Ribbons in the sky: Space radio telescope reveals plasma jet in a supermassive black hole binary candidate

An international team of astronomers has captured one of the most detailed images yet of a spectacular, ribbon-like jet emerging from the heart of the distant active galaxy, OJ 287. Enabled by the RadioAstron space telescope in combination with a global network of radio observatories, this breakthrough sheds new light on the extreme environments surrounding supermassive black holes and the powerful jets they launch into space.

Located about 5 billion light-years from Earth, OJ 287 has long intrigued scientists for its dramatic bursts of light and enigmatic behavior. It is suspected to hold in its central region a binary system of two supermassive black holes with the total mass exceeding a billion Solar masses. Now, for the first time, researchers have peered into its core with high spatial resolution, revealing a sharply bent, continuous “ribbon” of plasma twisting and turning as it streams from the galaxy’s center.

The findings have been published in the scientific journal Astronomy & Astrophysics by researchers from across Spain, Germany, The Netherlands, South Korea, Italy, the United States, and Russia. Some of them have worked on the RadioAstron project since its inception. “I joined the project in 1979, before many of my co-authors were born,” says Prof. Leonid Gurvits of Delft University of Technology (The Netherlands), whose decades of expertise in space VLBI (Very Long Baseline Interferometry) and active galactic nuclei helped shape the study.

Huge virtual telescope

OJ 287 is one of the best places in the Universe to study how two gigantic black holes interact. Although black holes themselves are invisible, we can detect them because they pull in matter from their surroundings. As gas and dust spiral inward, they heat up and emit radiation that we can observe with telescopes.

The RadioAstron Space VLBI mission combined a spaceborne radio telescope with 27 ground-based radio telescopes worldwide in this study, creating a virtual telescope five times the diameter of Earth, thus achieving a resolution equivalent to reading a newspaper in New York from Delft. This remarkable clarity revealed not only the intricate ribbon shape but also regions within the jet hotter than 10 trillion Kelvin, signaling extreme energy and motion near the black hole.

The birth of a shock wave

Polarisation measurements showed the jet’s magnetic field aligned along its length, providing new clues about how such jets are launched and shaped. The team also witnessed the very first moments of the birth of a new shock wave in the jet, which later collided with a stationary shock, an event that coincided with the historic detection of trillion-electron-volt gamma rays from OJ 287 in early 2017. “We captured the birth of a jet component and watched it travel down this beautiful ribbon until it hit a shock wave and produced the most energetic gamma rays ever detected from this source,” explains first author Dr. Thalia Traianou from Heidelberg University.

Black Hole Binaries and Gravitational Waves

These striking jet observations may also offer clues to a much deeper mystery.
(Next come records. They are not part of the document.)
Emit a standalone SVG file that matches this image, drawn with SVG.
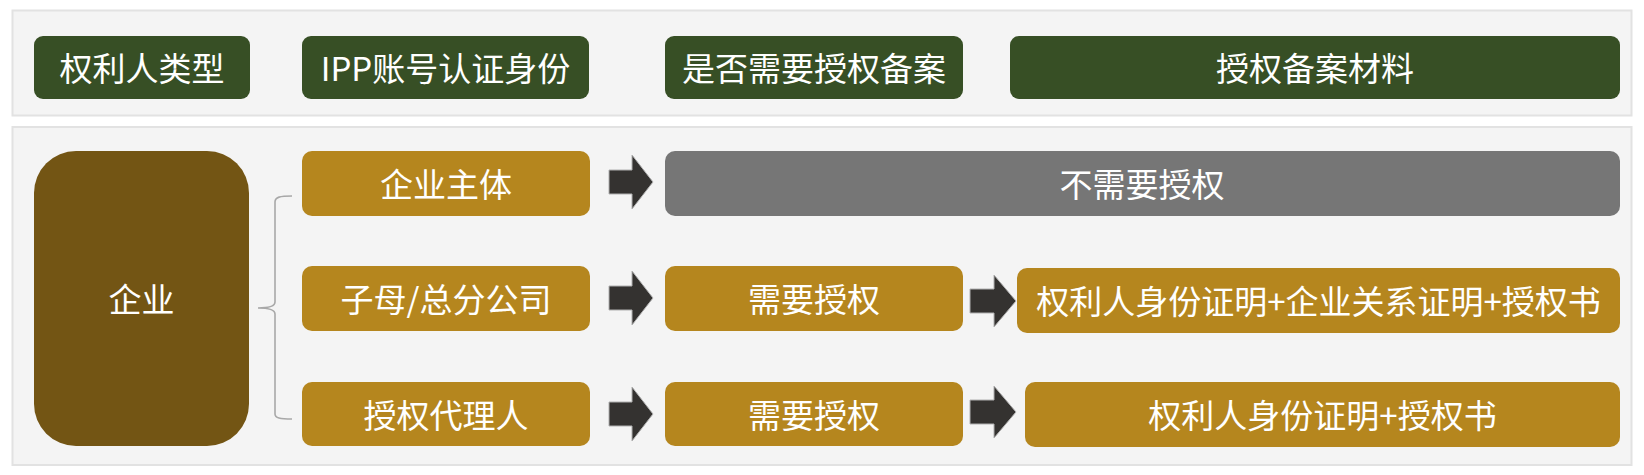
<svg xmlns="http://www.w3.org/2000/svg" width="1644" height="475" viewBox="0 0 1644 475">
<defs>
<style>
.panel{fill:#f4f4f4;stroke:#e2e2e2;stroke-width:2}
.hdr{fill:#374f25}
.gold{fill:#b5861e}
.brown{fill:#735514}
.gray{fill:#767676}
.arrow{fill:#343230;stroke:#b0b0b0;stroke-width:1}
.brace{fill:none;stroke:#a8a8a8;stroke-width:1.6}
text{font-family:"Noto Sans CJK SC","Noto Sans",sans-serif;fill:#ffffff;text-anchor:middle;dominant-baseline:central}
.t33{font-size:33px}
</style>
</defs>
<rect x="0" y="0" width="1644" height="475" fill="#ffffff"/>
<rect class="panel" x="12.5" y="10.5" width="1619" height="105"/>
<rect class="panel" x="12.5" y="127" width="1619" height="338"/>

<g id="header-type"><rect class="hdr" x="34" y="36" width="216" height="63" rx="9"/><text class="t33" x="142" y="67">权利人类型</text></g>
<g id="header-ipp"><rect class="hdr" x="302" y="36" width="287" height="63" rx="9"/><text class="t33" x="445.5" y="67">IPP账号认证身份</text></g>
<g id="header-need"><rect class="hdr" x="665" y="36" width="298" height="63" rx="9"/><text class="t33" x="814" y="67">是否需要授权备案</text></g>
<g id="header-material"><rect class="hdr" x="1010" y="36" width="610" height="63" rx="9"/><text class="t33" x="1315" y="67">授权备案材料</text></g>

<g id="enterprise"><rect class="brown" x="34" y="151" width="215" height="295" rx="42"/><text class="t33" x="141.5" y="298">企业</text></g>

<g id="row1-subject"><rect class="gold" x="302" y="151" width="288" height="65" rx="10"/><text class="t33" x="446" y="183">企业主体</text></g>
<g id="row1-noauth"><rect class="gray" x="665" y="151" width="955" height="65" rx="10"/><text class="t33" x="1142" y="183">不需要授权</text></g>

<g id="row2-subject"><rect class="gold" x="302" y="266" width="288" height="65" rx="10"/><text class="t33" x="446" y="298">子母/总分公司</text></g>
<g id="row2-auth"><rect class="gold" x="665" y="266" width="298" height="65" rx="10"/><text class="t33" x="814" y="298">需要授权</text></g>
<g id="row2-material"><rect class="gold" x="1017" y="268" width="603" height="65" rx="10"/><text class="t33" x="1318.5" y="300">权利人身份证明+企业关系证明+授权书</text></g>

<g id="row3-subject"><rect class="gold" x="302" y="382" width="288" height="64" rx="10"/><text class="t33" x="446" y="414">授权代理人</text></g>
<g id="row3-auth"><rect class="gold" x="665" y="382" width="298" height="64" rx="10"/><text class="t33" x="814" y="414">需要授权</text></g>
<g id="row3-material"><rect class="gold" x="1025" y="382" width="595" height="65" rx="10"/><text class="t33" x="1322.5" y="414">权利人身份证明+授权书</text></g>

<g id="connectors">
<path class="brace" d="M292,196 C280,196 275,197 275,202 L275,302 C275,306 268,308 258,308 C268,308 275,310 275,314 L275,414 C275,418 280,419 292,419"/>
<polygon class="arrow" points="609,170 632,170 632,155 653,182 632,209 632,194 609,194"/>
<polygon class="arrow" points="609,286 632,286 632,271 653,298 632,325 632,310 609,310"/>
<polygon class="arrow" points="609,402 632,402 632,387 653,414 632,441 632,426 609,426"/>
<polygon class="arrow" points="970,289 994,289 994,275 1016,301 994,327 994,313 970,313"/>
<polygon class="arrow" points="970,400 994,400 994,386 1016,412 994,438 994,424 970,424"/>
</g>
</svg>
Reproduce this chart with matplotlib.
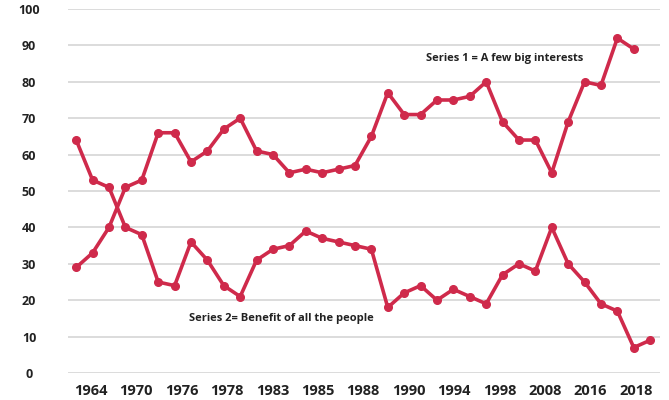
import numpy as np
import matplotlib.pyplot as plt

# values, one per category (36 categories)
series1 = [29, 33, 40, 51, 53, 66, 66, 58, 61, 67, 70, 61, 60, 55, 56, 55, 56, 57,
           65, 77, 71, 71, 75, 75, 76, 80, 69, 64, 64, 55, 69, 80, 79, 92, 89, np.nan]
series2 = [64, 53, 51, 40, 38, 25, 24, 36, 31, 24, 21, 31, 34, 35, 39, 37, 36, 35,
           34, 18, 22, 24, 20, 23, 21, 19, 27, 30, 28, 40, 30, 25, 19, 17, 7, 9]
year_labels = ['1964', '1970', '1976', '1978', '1983', '1985', '1988',
               '1990', '1994', '1998', '2008', '2016', '2018']

red = '#cf2a4b'
txt = '#222222'
plt.rcParams['font.family'] = ['Open Sans', 'DejaVu Sans']

fig = plt.figure(figsize=(6.69, 4.0), dpi=100)
ax = fig.add_axes([68 / 669, 27 / 400, (660 - 68) / 669, (373 - 9) / 400])

x = np.arange(len(series2))
ax.plot(x, series1, color=red, lw=2.6, marker='o', ms=5.5, zorder=3)
ax.plot(x, series2, color=red, lw=2.6, marker='o', ms=5.5, zorder=3)

n = len(series2)
ax.set_xlim(-0.5, n - 0.5 + 0.1)
ax.set_ylim(0, 100)

# labels spread over equal slots across the category axis
slot = n / len(year_labels)
ax.set_xticks([-0.5 + slot * (k + 0.5) for k in range(len(year_labels))])
ax.set_xticklabels(year_labels, fontsize=10.5, fontweight='bold', color=txt)
ax.set_yticks(range(0, 101, 10))
ax.set_yticklabels([str(v) for v in range(0, 101, 10)], fontsize=9,
                   fontweight='bold', color=txt)
for lab in ax.get_yticklabels():
    lab.set_horizontalalignment('center')
ax.tick_params(axis='x', length=0, pad=8)
ax.tick_params(axis='y', length=0, pad=28)

ax.grid(axis='y', color='#d9d9d9', lw=1.3, zorder=0)
ax.set_axisbelow(True)
for s in ax.spines.values():
    s.set_visible(False)

ax.text(26.1, 86.5, 'Series 1 = A few big interests', fontsize=8, fontweight='bold',
        color=txt, ha='center', va='center')
ax.text(12.5, 15, 'Series 2= Benefit of all the people', fontsize=8, fontweight='bold',
        color=txt, ha='center', va='center')

fig.savefig('out.png', dpi=100, facecolor='white')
OJ 287 has puzzled astronomers since the 1880s with unusual brightness variations that follow a mysterious ~60-year cycle, suggesting the presence of not one, but two supermassive black holes locked in orbit. The newly imaged jet structure supports this idea. If two massive black holes are orbiting each other in the galaxy’s core, their motion could periodically twist and reorient the jet. Such effects are now becoming detectable with highly accurate radio recordings. The observed twist also aligns with long-term wobbling seen in OJ 287’s jet, likely caused by precession driven by the same orbital motion.

OJ 287 is therefore a prime target for studying how binary supermassive black hole systems evolve and eventually merge. The mergers are expected to generate powerful gravitational waves. These ripples in spacetime can potentially be detected, in particular by the joint ESA and NASA flagship mission LISA (Laser Interferometer Space Antenna) scheduled to launch in 2035.

A glimpse of what's to come

While this study uses only radio observations, it lays important groundwork for multi-messenger astronomy. This is a new approach that combines signals such as electromagnetic radiation, gravitational waves, and neutrinos to explore the Universe in unprecedented detail. Future observations of OJ 287 and similar systems could provide both types of signals, offering a more complete picture of black hole mergers.

“One of the beautiful things about fundamental science is the unpredictability of its impact,” says Gurvits. “When electricity was discovered two hundred years ago, no one could have imagined how deeply it would shape modern society. It’s the same with our research: we don’t know when and what its effects will be. But that uncertainty is part of what makes fundamental science so exciting. That said, it is certain that this RadioAstron study is a prelude to the upcoming transformational discoveries in the new era of multi-messenger astronomy.”